Think, on the other hand, of True Grit, or Toy Story 3. Think about the impossibly vast, starry nights of the western skies, or the unsettling image of watching toys about to be incinerated. There’s something in the scenes of those two films (to name a few) that catch our attention and point towards something else, towards a transcendent meaning behind it all. And even if we can’t find one, we have that feeling: the sense that the elements projected upon the screen aren’t just stuff – there’s something different, something completely out of place, something quite out there, that allow us to become active, rather than passive.
That’s the main problem with “The Social Network,” it’s such a passive film. You don’t have to do anything, ANYTHING. You just have to sit there, listen (closely), eat your popcorn, drink some soda, then walk away and repeat the same retarded comments that you think sound so clever: “wow, that movie really had some good dialogues”, “wow, that mark suckerberg eh, he really made it”, “wow, that photography is really cool!”, “wow, that Justin Timberlake is so fucking cute!” (the last one being by far the more interesting one).

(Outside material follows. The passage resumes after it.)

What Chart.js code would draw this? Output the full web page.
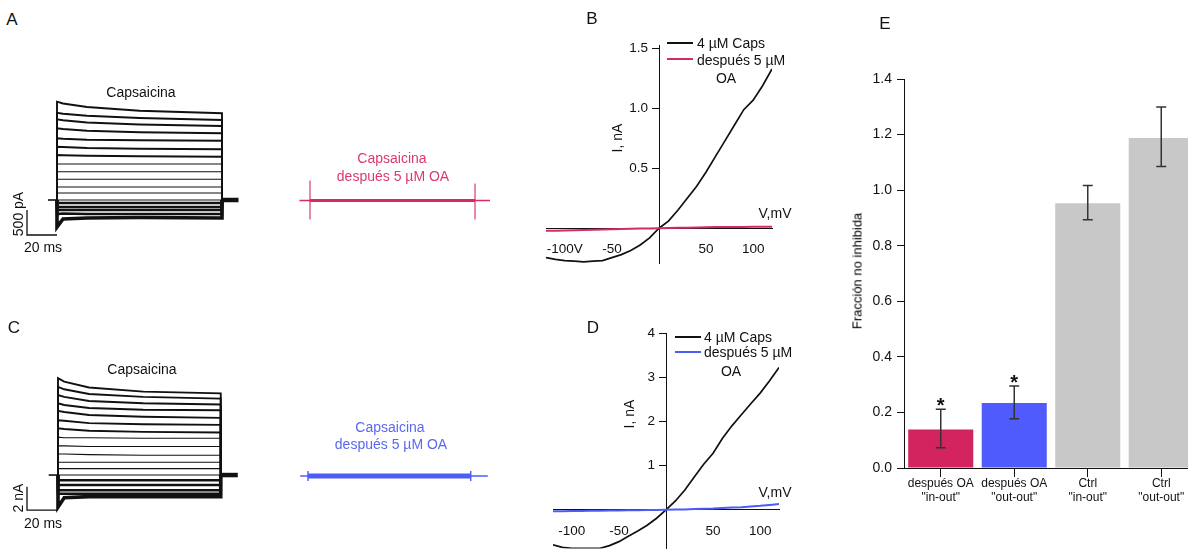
<!DOCTYPE html>
<html>
<head>
<meta charset="utf-8">
<script src="https://cdn.jsdelivr.net/npm/chart.js@4.4.0/dist/chart.umd.min.js"></script>
<style>
  html, body { margin: 0; padding: 0; background: #fff; }
  body { width: 1188px; height: 556px; position: relative; overflow: hidden;
         font-family: 'Liberation Sans', Arial, Helvetica, sans-serif; color: #111; }
  canvas { position: absolute; }
  .t { position: absolute; white-space: nowrap; font-size: 14px; line-height: 1; transform: translate(-50%, -50%); }
  .l { transform: translate(0, -50%); }
  .r { transform: translate(-50%, -50%) rotate(-90deg); }
  .big { font-size: 17px; }
  .red { color: #dc3a6c; }
  .blue { color: #5a68f0; }
  .key { position: absolute; height: 2px; width: 26px; }
</style>
</head>
<body>
<canvas id="cA" width="300" height="170" style="left:0;top:80px"></canvas>
<canvas id="cAoa" width="220" height="100" style="left:290px;top:140px"></canvas>
<canvas id="cC" width="300" height="165" style="left:0;top:365px"></canvas>
<canvas id="cCoa" width="220" height="70" style="left:290px;top:440px"></canvas>
<canvas id="cB" width="280" height="280" style="left:520px;top:0"></canvas>
<canvas id="cD" width="280" height="256" style="left:520px;top:300px"></canvas>
<canvas id="cE" width="375" height="556" style="left:830px;top:0"></canvas>

<!-- panel A -->
<div class="t big" style="left:12px;top:19px">A</div>
<div class="t" style="left:141px;top:92px">Capsaicina</div>
<div class="t r" style="left:18px;top:214px">500 pA</div>
<div class="t" style="left:43px;top:247px">20 ms</div>
<div class="t red" style="left:392px;top:158px">Capsaicina</div>
<div class="t red" style="left:393px;top:176px">después 5 µM OA</div>

<!-- panel B -->
<div class="t big" style="left:592px;top:18px">B</div>
<div class="key" style="left:667px;top:42px;background:#111"></div>
<div class="t l" style="left:697px;top:43px">4 µM Caps</div>
<div class="key" style="left:667px;top:58px;background:#d62a60"></div>
<div class="t l" style="left:697px;top:60px">después 5 µM</div>
<div class="t" style="left:726px;top:78px">OA</div>
<div class="t r" style="left:617px;top:138px">I, nA</div>
<div class="t" style="left:775px;top:213px">V,mV</div>

<!-- panel C -->
<div class="t big" style="left:14px;top:327px">C</div>
<div class="t" style="left:142px;top:369px">Capsaicina</div>
<div class="t r" style="left:18px;top:498px">2 nA</div>
<div class="t" style="left:43px;top:523px">20 ms</div>
<div class="t blue" style="left:390px;top:427px">Capsaicina</div>
<div class="t blue" style="left:391px;top:444px">después 5 µM OA</div>

<!-- panel D -->
<div class="t big" style="left:593px;top:327px">D</div>
<div class="key" style="left:675px;top:336px;background:#111"></div>
<div class="t l" style="left:704px;top:337px">4 µM Caps</div>
<div class="key" style="left:675px;top:351px;background:#4d5cf6"></div>
<div class="t l" style="left:704px;top:352px">después 5 µM</div>
<div class="t" style="left:731px;top:371px">OA</div>
<div class="t r" style="left:629px;top:414px">I, nA</div>
<div class="t" style="left:775px;top:492px">V,mV</div>

<!-- panel E -->
<div class="t big" style="left:885px;top:23px">E</div>
<div class="t r" style="left:857px;top:271px;font-size:13px;color:#000">Fracción no inhibida</div>

<script>
// ---------- panel A / C: current traces ----------
const tA = [0, 4, 20, 55, 110];        // ms
const tracesA = [                       // pA
  [1966, 1930, 1860, 1785, 1735],
  [1745, 1725, 1685, 1640, 1600],
  [1615, 1595, 1550, 1510, 1480],
  [1435, 1420, 1385, 1355, 1335],
  [1235, 1225, 1205, 1195, 1185],
  [1065, 1060, 1040, 1025, 1015],
  [900, 895, 885, 875, 865],
  [720, 720, 720, 720, 720],
  [565, 565, 565, 565, 565],
  [415, 415, 415, 415, 415],
  [260, 260, 260, 260, 260],
  [140, 140, 140, 140, 140],
  [0, 0, 0, 0, 0],
  [-60, -60, -60, -60, -60],
  [-140, -140, -140, -140, -140],
  [-200, -200, -200, -200, -200],
  [-280, -270, -280, -280, -280],
  [-540, -380, -360, -350, -360]
];
const tC = [0, 4, 20, 55, 105];         // ms
const tracesC = [                       // nA
  [8.3, 8.0, 7.5, 7.15, 7.0],
  [7.55, 7.35, 6.95, 6.7, 6.55],
  [6.85, 6.7, 6.35, 6.15, 6.05],
  [6.15, 6.0, 5.75, 5.6, 5.55],
  [5.5, 5.4, 5.15, 5.0, 4.9],
  [4.7, 4.65, 4.45, 4.35, 4.3],
  [4.0, 3.95, 3.8, 3.7, 3.65],
  [3.25, 3.2, 3.2, 3.15, 3.15],
  [2.5, 2.5, 2.45, 2.45, 2.45],
  [1.8, 1.8, 1.75, 1.7, 1.7],
  [1.1, 1.1, 1.1, 1.1, 1.1],
  [0.55, 0.55, 0.55, 0.55, 0.55],
  [0, 0, 0, 0, 0],
  [-0.45, -0.45, -0.45, -0.45, -0.45],
  [-0.85, -0.85, -0.85, -0.85, -0.85],
  [-1.3, -1.3, -1.3, -1.3, -1.3],
  [-1.6, -1.6, -1.6, -1.6, -1.6],
  [-2.75, -1.95, -1.85, -1.85, -1.85]
];
const holdA = [-6, 0], tailA = [110, 121];
const holdC = [-6, 0], tailC = [105, 116];
const scaleA = { ms: 20, amp: 500, top: -200 };   // 20 ms, 500 pA
const scaleC = { ms: 20, amp: 2, top: -1 };       // 20 ms, 2 nA

// after oleic acid
const oaSpanA = [-7, 0, 110, 120];       // ms: thin start, step on, step off, thin end
const oaSpikesA = [[400, -380], [340, -380]];   // pA at step on / off
const oaSpanC = [-5, 0, 105, 116];
const oaCapsC = [0.43, -0.43];           // nA

// ---------- panel B / D: I-V ----------
const ivV = [-120, -110, -100, -90, -80, -70, -60, -50, -40, -30, -20, -10, 0,
             10, 20, 30, 40, 50, 60, 70, 80, 90, 100, 110, 120];
const capsB = [-0.245, -0.26, -0.27, -0.275, -0.28, -0.275, -0.27, -0.245, -0.22, -0.185, -0.14, -0.08, 0,
               0.06, 0.15, 0.25, 0.35, 0.47, 0.6, 0.73, 0.86, 0.99, 1.07, 1.19, 1.33];
const oaB = [-0.02, -0.02, -0.018, -0.017, -0.015, -0.013, -0.011, -0.009, -0.007, -0.005, -0.003, -0.002, 0,
             0.002, 0.004, 0.005, 0.007, 0.008, 0.01, 0.01, 0.011, 0.011, 0.012, 0.012, 0.012];
const capsD = [-0.79, -0.85, -0.87, -0.87, -0.87, -0.87, -0.81, -0.72, -0.6, -0.48, -0.35, -0.19, 0,
               0.2, 0.45, 0.74, 1.03, 1.28, 1.62, 1.9, 2.15, 2.4, 2.64, 2.92, 3.22];
const oaD = [-0.03, -0.03, -0.028, -0.025, -0.022, -0.02, -0.016, -0.013, -0.01, -0.007, -0.005, -0.002, 0,
             0.005, 0.01, 0.018, 0.025, 0.03, 0.04, 0.05, 0.06, 0.075, 0.09, 0.11, 0.13];

// ---------- panel E ----------
const groups = [['después OA', '"in-out"'], ['después OA', '"out-out"'], ['Ctrl', '"in-out"'], ['Ctrl', '"out-out"']];
const fraction = [0.139, 0.234, 0.953, 1.188];
const errLow = [0.073, 0.177, 0.893, 1.085];
const errHigh = [0.211, 0.295, 1.017, 1.299];
const signif = [true, true, false, false];

const INK = '#111';
const RED = '#d62a60';
const BLUE = '#4d5cf6';
const GREY = '#c8c8c8';
const FONT = "'Liberation Sans', Arial, Helvetica, sans-serif";

function line(points, color, width, extra) {
  return Object.assign({
    data: points.map(([x, y]) => ({ x, y })),
    showLine: true, borderColor: color, borderWidth: width,
    pointRadius: 0, tension: 0, borderCapStyle: 'butt'
  }, extra || {});
}

function plain(id, xr, yr, datasets) {
  return new Chart(document.getElementById(id), {
    type: 'scatter',
    data: { datasets },
    options: {
      responsive: false, animation: false, events: [],
      layout: { padding: 0 },
      plugins: { legend: { display: false }, tooltip: { enabled: false } },
      scales: {
        x: { type: 'linear', display: false, min: xr[0], max: xr[1] },
        y: { type: 'linear', display: false, min: yr[0], max: yr[1] }
      }
    }
  });
}

function traceSets(t, traces, hold, tail, bar) {
  const end = t[t.length - 1];
  const sets = traces.map((v, i) => {
    const pts = [[0, 0]].concat(t.map((tt, k) => [tt, v[k]])).concat([[end, 0]]);
    let w = 1.1;
    if (i < 7) w = 1.9;
    else if (v[0] < 0) w = 2.6;
    if (i === traces.length - 1) w = 3.6;
    return line(pts, INK, w);
  });
  sets.push(line([[hold[0], 0], [hold[1], 0]], INK, 1.6));
  sets.push(line([[tail[0], 0], [tail[1], 0]], INK, 4.5));
  // scale bar
  sets.push(line([[-bar.ms, bar.top], [-bar.ms, bar.top - bar.amp], [0, bar.top - bar.amp]], INK, 1.3));
  return sets;
}

plain('cA', [-38, 162], [-1000, 2400], traceSets(tA, tracesA, holdA, tailA, scaleA));
plain('cC', [-37.42, 156.13], [-4.71, 9.43], traceSets(tC, tracesC, holdC, tailC, scaleC));

plain('cAoa', [-13.333, 133.333], [-790, 1210], [
  line([[oaSpanA[1], 0], [oaSpanA[2], 0]], RED, 3),
  line([[oaSpanA[0], 0], [oaSpanA[3], 0]], RED, 1.4),
  line([[oaSpanA[1], oaSpikesA[0][0]], [oaSpanA[1], oaSpikesA[0][1]]], RED, 1.1),
  line([[oaSpanA[2], oaSpikesA[1][0]], [oaSpanA[2], oaSpikesA[1][1]]], RED, 1.1)
]);

plain('cCoa', [-11.61, 130.32], [-2.914, 3.086], [
  line([[oaSpanC[1], 0], [oaSpanC[2], 0]], BLUE, 5),
  line([[oaSpanC[0], 0], [oaSpanC[3], 0]], BLUE, 1.4),
  line([[oaSpanC[1], oaCapsC[0]], [oaSpanC[1], oaCapsC[1]]], BLUE, 1.4),
  line([[oaSpanC[2], oaCapsC[0]], [oaSpanC[2], oaCapsC[1]]], BLUE, 1.4)
]);

function noPad(s) { s.paddingLeft = 0; s.paddingRight = 0; s.paddingTop = 0; s.paddingBottom = 0; }

// put the left y axis on V = 0 once the layout is done
const crossAtZero = {
  id: 'crossAtZero',
  afterLayout(chart) {
    const y = chart.scales.y;
    const px = chart.scales.x.getPixelForValue(0);
    y.left = px - 45;
    y.right = px;
    y.width = 45;
  }
};

function ivChart(id, pad, yr, ystep, caps, oa, oaColor, xFmt, yFmt) {
  return new Chart(document.getElementById(id), {
    type: 'scatter',
    data: { datasets: [
      line(ivV.map((v, i) => [v, oa[i]]), oaColor, 2, { order: 0 }),
      line(ivV.map((v, i) => [v, caps[i]]), INK, 1.7, { order: 1 })
    ] },
    options: {
      responsive: false, animation: false, events: [],
      layout: { padding: pad },
      plugins: { legend: { display: false }, tooltip: { enabled: false } },
      scales: {
        x: {
          type: 'linear', min: -120, max: 120, position: { y: 0 },
          afterFit: s => { s.height = 0; noPad(s); },
          border: { color: INK, width: 1 },
          grid: { drawOnChartArea: false, drawTicks: false },
          ticks: { stepSize: 50, includeBounds: false, padding: 13, maxRotation: 0, autoSkip: false,
                   color: INK, font: { family: FONT, size: 13.5 }, callback: xFmt }
        },
        y: {
          type: 'linear', min: yr[0], max: yr[1], position: 'left',
          afterFit: s => { s.width = 0; noPad(s); },
          border: { color: INK, width: 1 },
          grid: { drawOnChartArea: false, color: INK, tickLength: 7 },
          ticks: { stepSize: ystep, includeBounds: false, padding: 4, autoSkip: false,
                   color: INK, font: { family: FONT, size: 13.5 }, callback: yFmt }
        }
      }
    },
    plugins: [crossAtZero]
  });
}

ivChart('cB', { left: 26, right: 28, top: 45, bottom: 17 }, [-0.29, 1.53], 0.5, capsB, oaB, RED,
  v => v === 0 ? '' : (v === -100 ? '-100V' : String(v)),
  v => v === 0 ? '' : v.toFixed(1));
ivChart('cD', { left: 33, right: 21, top: 33, bottom: 7.5 }, [-0.875, 4], 1, capsD, oaD, BLUE,
  v => v === 0 ? '' : String(v),
  v => v === 0 ? '' : String(v));

// ---------- bar chart ----------
const stars = {
  id: 'stars',
  afterDatasetsDraw(chart) {
    const { ctx, scales: { x, y } } = chart;
    ctx.save();
    ctx.font = 'bold 20px ' + FONT;
    ctx.fillStyle = INK;
    ctx.textAlign = 'center';
    ctx.textBaseline = 'alphabetic';
    signif.forEach((s, i) => {
      if (s) ctx.fillText('*', x.getPixelForValue(i), y.getPixelForValue(errHigh[i]) + 3);
    });
    ctx.restore();
  }
};

new Chart(document.getElementById('cE'), {
  type: 'bar',
  data: {
    labels: groups,
    datasets: [
      { type: 'line', data: errHigh, showLine: false, pointStyle: 'line', pointRadius: 5,
        pointBorderColor: '#333', pointBorderWidth: 1.5, borderColor: '#333', order: 0 },
      { type: 'line', data: errLow, showLine: false, pointStyle: 'line', pointRadius: 5,
        pointBorderColor: '#333', pointBorderWidth: 1.5, borderColor: '#333', order: 0 },
      { data: errLow.map((lo, i) => [lo, errHigh[i]]), backgroundColor: '#333',
        maxBarThickness: 1.5, grouped: false, order: 1 },
      { data: fraction, backgroundColor: ['#d3245f', '#4f5bfd', GREY, GREY],
        barPercentage: 0.885, categoryPercentage: 1, order: 2 }
    ]
  },
  options: {
    responsive: false, animation: false, events: [],
    layout: { padding: { left: 34, right: 7, top: 79, bottom: 48 } },
    plugins: { legend: { display: false }, tooltip: { enabled: false } },
    scales: {
      x: {
        offset: true,
        afterFit: s => { s.height = 40; noPad(s); },
        border: { color: INK, width: 1 },
        grid: { offset: false, drawOnChartArea: false, color: INK, tickLength: 9 },
        ticks: { padding: 0, maxRotation: 0, autoSkip: false, color: INK,
                 font: { family: FONT, size: 12, lineHeight: 1.17 } }
      },
      y: {
        min: 0, max: 1.4,
        afterFit: s => { s.width = 40; noPad(s); },
        border: { color: INK, width: 1 },
        grid: { drawOnChartArea: false, color: INK, tickLength: 7 },
        ticks: { stepSize: 0.2, padding: 5, color: INK, font: { family: FONT, size: 14 },
                 callback: v => v.toFixed(1) }
      }
    }
  },
  plugins: [stars]
});
</script>
</body>
</html>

Finally we arrive to why this movie is truly the reflection of today’s society. We live in a society that is scared of making an effort. We don’t want hard jigsaw puzzles that test our power of abstraction – we want the rattling keys. That’s the message behind this film, and that’s the message the people, and critics, by liking this movie so much, send everyone: that’s it’s alright to make a film that contributes nothing to the film industry besides fast talking.
But well, the good thing is that we just have to watch it, only two hours of our life spent on this movie are not wasted hours – but Fincher had to direct it, and Sorkin had to write it, and the producers had to produce it, the actors act it, they spent about a year of their lives doing this. Damn.